**Problem description:**
Write out the material exactly, without any of its pictures.

**Collected data:**
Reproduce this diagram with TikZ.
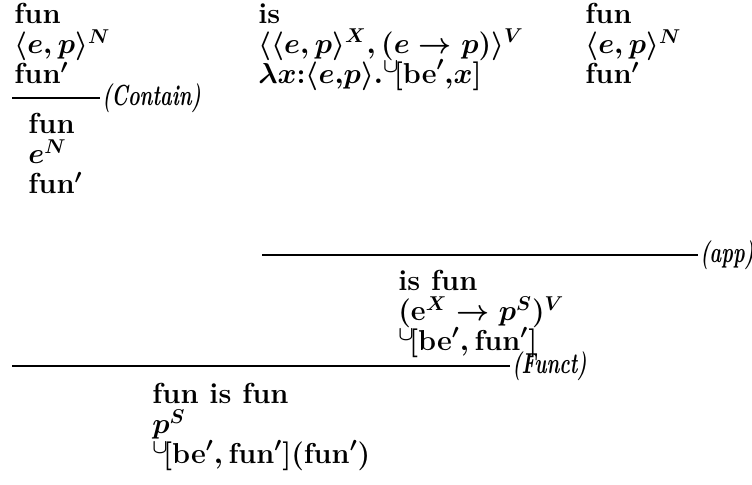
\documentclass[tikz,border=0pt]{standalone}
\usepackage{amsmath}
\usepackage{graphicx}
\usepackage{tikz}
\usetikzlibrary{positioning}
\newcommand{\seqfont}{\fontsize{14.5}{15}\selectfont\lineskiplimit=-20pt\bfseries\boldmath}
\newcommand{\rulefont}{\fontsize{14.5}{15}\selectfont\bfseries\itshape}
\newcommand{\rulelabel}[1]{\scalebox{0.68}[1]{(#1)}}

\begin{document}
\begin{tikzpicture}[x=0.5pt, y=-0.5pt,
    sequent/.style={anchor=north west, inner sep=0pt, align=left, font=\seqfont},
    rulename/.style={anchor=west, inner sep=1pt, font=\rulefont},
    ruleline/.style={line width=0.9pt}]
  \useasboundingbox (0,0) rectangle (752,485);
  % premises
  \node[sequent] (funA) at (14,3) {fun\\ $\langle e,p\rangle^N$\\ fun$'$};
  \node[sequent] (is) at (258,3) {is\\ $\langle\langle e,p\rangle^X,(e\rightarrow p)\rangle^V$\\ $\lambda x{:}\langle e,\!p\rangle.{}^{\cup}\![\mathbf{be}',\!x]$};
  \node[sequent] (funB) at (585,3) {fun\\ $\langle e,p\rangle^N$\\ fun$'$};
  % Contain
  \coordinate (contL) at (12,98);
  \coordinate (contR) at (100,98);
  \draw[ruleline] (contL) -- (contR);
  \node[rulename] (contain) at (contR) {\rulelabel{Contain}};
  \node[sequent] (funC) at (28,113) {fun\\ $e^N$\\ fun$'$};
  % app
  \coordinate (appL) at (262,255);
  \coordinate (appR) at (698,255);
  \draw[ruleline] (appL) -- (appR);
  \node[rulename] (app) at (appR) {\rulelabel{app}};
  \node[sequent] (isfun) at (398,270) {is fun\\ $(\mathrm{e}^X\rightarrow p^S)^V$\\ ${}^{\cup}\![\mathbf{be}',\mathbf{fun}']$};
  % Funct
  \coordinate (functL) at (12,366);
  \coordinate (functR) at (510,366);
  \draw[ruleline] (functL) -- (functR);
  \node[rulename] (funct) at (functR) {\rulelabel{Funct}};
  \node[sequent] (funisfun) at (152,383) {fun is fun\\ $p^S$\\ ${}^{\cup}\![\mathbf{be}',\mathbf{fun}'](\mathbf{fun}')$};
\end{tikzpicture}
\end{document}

**The response:**
Reproduce this diagram with TikZ.
\documentclass[tikz,border=0pt]{standalone}
\usepackage{amsmath}
\usepackage{graphicx}
\usepackage{tikz}
\usetikzlibrary{positioning}
\newcommand{\seqfont}{\fontsize{14.5}{15}\selectfont\lineskiplimit=-20pt\bfseries\boldmath}
\newcommand{\rulefont}{\fontsize{14.5}{15}\selectfont\bfseries\itshape}
\newcommand{\rulelabel}[1]{\scalebox{0.68}[1]{(#1)}}

\begin{document}
\begin{tikzpicture}[x=0.5pt, y=-0.5pt,
    sequent/.style={anchor=north west, inner sep=0pt, align=left, font=\seqfont},
    rulename/.style={anchor=west, inner sep=1pt, font=\rulefont},
    ruleline/.style={line width=0.9pt}]
  \useasboundingbox (0,0) rectangle (752,485);
  % premises
  \node[sequent] (funA) at (14,3) {fun\\ $\langle e,p\rangle^N$\\ fun$'$};
  \node[sequent] (is) at (258,3) {is\\ $\langle\langle e,p\rangle^X,(e\rightarrow p)\rangle^V$\\ $\lambda x{:}\langle e,\!p\rangle.{}^{\cup}\![\mathbf{be}',\!x]$};
  \node[sequent] (funB) at (585,3) {fun\\ $\langle e,p\rangle^N$\\ fun$'$};
  % Contain
  \coordinate (contL) at (12,98);
  \coordinate (contR) at (100,98);
  \draw[ruleline] (contL) -- (contR);
  \node[rulename] (contain) at (contR) {\rulelabel{Contain}};
  \node[sequent] (funC) at (28,113) {fun\\ $e^N$\\ fun$'$};
  % app
  \coordinate (appL) at (262,255);
  \coordinate (appR) at (698,255);
  \draw[ruleline] (appL) -- (appR);
  \node[rulename] (app) at (appR) {\rulelabel{app}};
  \node[sequent] (isfun) at (398,270) {is fun\\ $(\mathrm{e}^X\rightarrow p^S)^V$\\ ${}^{\cup}\![\mathbf{be}',\mathbf{fun}']$};
  % Funct
  \coordinate (functL) at (12,366);
  \coordinate (functR) at (510,366);
  \draw[ruleline] (functL) -- (functR);
  \node[rulename] (funct) at (functR) {\rulelabel{Funct}};
  \node[sequent] (funisfun) at (152,383) {fun is fun\\ $p^S$\\ ${}^{\cup}\![\mathbf{be}',\mathbf{fun}'](\mathbf{fun}')$};
\end{tikzpicture}
\end{document}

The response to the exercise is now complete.